* **Stated problem**
Skip the pictures. Reproduce all other material exactly.

═══ Dataset section ═══

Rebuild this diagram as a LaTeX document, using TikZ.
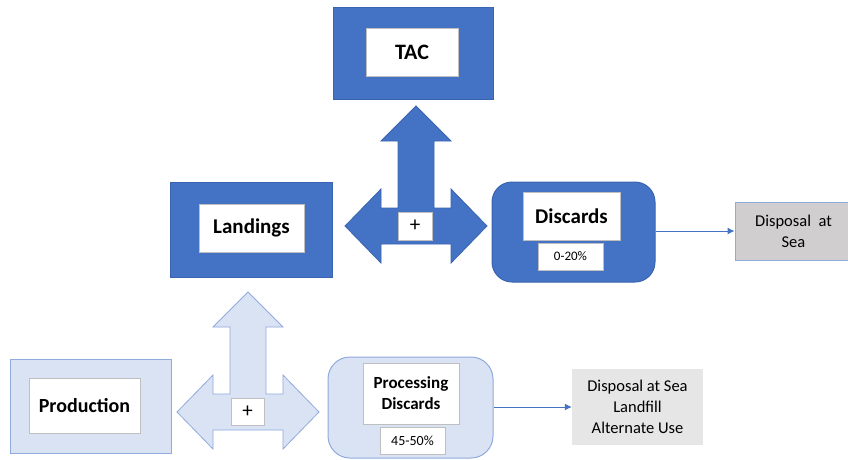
\documentclass[tikz,border=0pt]{standalone}
\usepackage{fontspec}
\setmainfont{Carlito}
\usetikzlibrary{arrows.meta}
\definecolor{darkblue}{HTML}{4472C4}
\definecolor{darkedge}{HTML}{3A64B0}
\definecolor{lightblue}{HTML}{DAE3F3}
\definecolor{lightedge}{HTML}{8FAADC}
\definecolor{whiteedge}{HTML}{BFBFBF}
\definecolor{greyone}{HTML}{D0CECE}
\definecolor{greytwo}{HTML}{E7E6E6}
\begin{document}
\begin{tikzpicture}[x=1pt,y=-1pt,
    darkbox/.style={draw=darkedge,fill=darkblue,line width=1pt},
    lightbox/.style={draw=lightedge,fill=lightblue,line width=1pt},
    whitebox/.style={draw=whiteedge,fill=white,line width=0.8pt,align=center,inner sep=0pt},
    greybox/.style={fill=#1,align=center,inner sep=0pt,font=\fontsize{16.5}{21}\selectfont},
    link/.style={draw=darkblue,line width=1pt,-{Latex[length=7pt,width=7pt]}}]
\useasboundingbox (0,0) rectangle (848,459);
% flechas en cruz
\foreach \cx/\cy/\fc/\dc in {416/226/darkblue/darkedge, 248/412/lightblue/lightedge}
  \draw[fill=\fc,draw=\dc,line width=0.8pt,shift={(\cx,\cy)}]
    (0,-120) -- (35,-85) -- (18,-85) -- (18,-18) -- (35,-18) -- (35,-37)
    -- (71,0) -- (35,37) -- (35,18) -- (-35,18) -- (-35,37) -- (-71,0)
    -- (-35,-37) -- (-35,-18) -- (-18,-18) -- (-18,-85) -- (-35,-85) -- cycle;
\node[whitebox,minimum width=34pt,minimum height=28pt,font=\fontsize{21}{21}\selectfont] (plusa) at (415,226) {+};
\node[whitebox,minimum width=33pt,minimum height=27pt,font=\fontsize{21}{21}\selectfont] (plusb) at (247.5,411.5) {+};
% TAC
\node[darkbox,minimum width=160pt,minimum height=92pt] (tacbox) at (413,53) {};
\node[whitebox,minimum width=92pt,minimum height=48pt,font=\bfseries\fontsize{22}{22}\selectfont] (tac) at (412,52) {TAC};
% Landings
\node[darkbox,minimum width=162pt,minimum height=95pt] (landbox) at (251,229.5) {};
\node[whitebox,minimum width=105pt,minimum height=48pt,font=\bfseries\fontsize{21}{21}\selectfont] (land) at (251.5,228) {Landings};
% Discards
\node[darkbox,rounded corners=20pt,minimum width=163pt,minimum height=100pt] (discbox) at (573.5,232) {};
\node[whitebox,minimum width=97pt,minimum height=48pt,font=\bfseries\fontsize{21}{21}\selectfont] (disc) at (571.5,216) {Discards};
\node[whitebox,minimum width=65pt,minimum height=27pt,font=\fontsize{13}{13}\selectfont] (discpct) at (570.5,256.5) {0-20\%};
\node[greybox=greyone,draw=lightedge,line width=1pt,minimum width=117pt,minimum height=58pt] (dispsea) at (793.5,231) {Disposal\ \ at\\Sea};
% Production
\node[lightbox,minimum width=161pt,minimum height=94pt] (prodbox) at (90.5,406) {};
\node[whitebox,minimum width=111pt,minimum height=55pt,font=\bfseries\fontsize{20}{20}\selectfont] (prod) at (84.5,405.5) {Production};
% Processing Discards
\node[lightbox,rounded corners=22pt,minimum width=165pt,minimum height=101pt] (procbox) at (410.5,407.5) {};
\node[whitebox,minimum width=96pt,minimum height=61pt,font=\bfseries\fontsize{17}{21}\selectfont] (proc) at (411,393.5) {Processing\\Discards};
\node[whitebox,minimum width=65pt,minimum height=27pt,font=\fontsize{14}{14}\selectfont] (procpct) at (412.5,440.5) {45-50\%};
\node[greybox=greytwo,minimum width=131pt,minimum height=76pt] (dispother) at (637.5,407) {Disposal\ at Sea\\Landfill\\Alternate Use};
% conectores
\draw[link] (discbox.east |- dispsea.west) -- (dispsea.west);
\draw[link] (procbox.east |- dispother.west) -- (dispother.west);
\end{tikzpicture}
\end{document}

═══

* **Output for this task**
Rebuild this diagram as a LaTeX document, using TikZ.
\documentclass[tikz,border=0pt]{standalone}
\usepackage{fontspec}
\setmainfont{Carlito}
\usetikzlibrary{arrows.meta}
\definecolor{darkblue}{HTML}{4472C4}
\definecolor{darkedge}{HTML}{3A64B0}
\definecolor{lightblue}{HTML}{DAE3F3}
\definecolor{lightedge}{HTML}{8FAADC}
\definecolor{whiteedge}{HTML}{BFBFBF}
\definecolor{greyone}{HTML}{D0CECE}
\definecolor{greytwo}{HTML}{E7E6E6}
\begin{document}
\begin{tikzpicture}[x=1pt,y=-1pt,
    darkbox/.style={draw=darkedge,fill=darkblue,line width=1pt},
    lightbox/.style={draw=lightedge,fill=lightblue,line width=1pt},
    whitebox/.style={draw=whiteedge,fill=white,line width=0.8pt,align=center,inner sep=0pt},
    greybox/.style={fill=#1,align=center,inner sep=0pt,font=\fontsize{16.5}{21}\selectfont},
    link/.style={draw=darkblue,line width=1pt,-{Latex[length=7pt,width=7pt]}}]
\useasboundingbox (0,0) rectangle (848,459);
% flechas en cruz
\foreach \cx/\cy/\fc/\dc in {416/226/darkblue/darkedge, 248/412/lightblue/lightedge}
  \draw[fill=\fc,draw=\dc,line width=0.8pt,shift={(\cx,\cy)}]
    (0,-120) -- (35,-85) -- (18,-85) -- (18,-18) -- (35,-18) -- (35,-37)
    -- (71,0) -- (35,37) -- (35,18) -- (-35,18) -- (-35,37) -- (-71,0)
    -- (-35,-37) -- (-35,-18) -- (-18,-18) -- (-18,-85) -- (-35,-85) -- cycle;
\node[whitebox,minimum width=34pt,minimum height=28pt,font=\fontsize{21}{21}\selectfont] (plusa) at (415,226) {+};
\node[whitebox,minimum width=33pt,minimum height=27pt,font=\fontsize{21}{21}\selectfont] (plusb) at (247.5,411.5) {+};
% TAC
\node[darkbox,minimum width=160pt,minimum height=92pt] (tacbox) at (413,53) {};
\node[whitebox,minimum width=92pt,minimum height=48pt,font=\bfseries\fontsize{22}{22}\selectfont] (tac) at (412,52) {TAC};
% Landings
\node[darkbox,minimum width=162pt,minimum height=95pt] (landbox) at (251,229.5) {};
\node[whitebox,minimum width=105pt,minimum height=48pt,font=\bfseries\fontsize{21}{21}\selectfont] (land) at (251.5,228) {Landings};
% Discards
\node[darkbox,rounded corners=20pt,minimum width=163pt,minimum height=100pt] (discbox) at (573.5,232) {};
\node[whitebox,minimum width=97pt,minimum height=48pt,font=\bfseries\fontsize{21}{21}\selectfont] (disc) at (571.5,216) {Discards};
\node[whitebox,minimum width=65pt,minimum height=27pt,font=\fontsize{13}{13}\selectfont] (discpct) at (570.5,256.5) {0-20\%};
\node[greybox=greyone,draw=lightedge,line width=1pt,minimum width=117pt,minimum height=58pt] (dispsea) at (793.5,231) {Disposal\ \ at\\Sea};
% Production
\node[lightbox,minimum width=161pt,minimum height=94pt] (prodbox) at (90.5,406) {};
\node[whitebox,minimum width=111pt,minimum height=55pt,font=\bfseries\fontsize{20}{20}\selectfont] (prod) at (84.5,405.5) {Production};
% Processing Discards
\node[lightbox,rounded corners=22pt,minimum width=165pt,minimum height=101pt] (procbox) at (410.5,407.5) {};
\node[whitebox,minimum width=96pt,minimum height=61pt,font=\bfseries\fontsize{17}{21}\selectfont] (proc) at (411,393.5) {Processing\\Discards};
\node[whitebox,minimum width=65pt,minimum height=27pt,font=\fontsize{14}{14}\selectfont] (procpct) at (412.5,440.5) {45-50\%};
\node[greybox=greytwo,minimum width=131pt,minimum height=76pt] (dispother) at (637.5,407) {Disposal\ at Sea\\Landfill\\Alternate Use};
% conectores
\draw[link] (discbox.east |- dispsea.west) -- (dispsea.west);
\draw[link] (procbox.east |- dispother.west) -- (dispother.west);
\end{tikzpicture}
\end{document}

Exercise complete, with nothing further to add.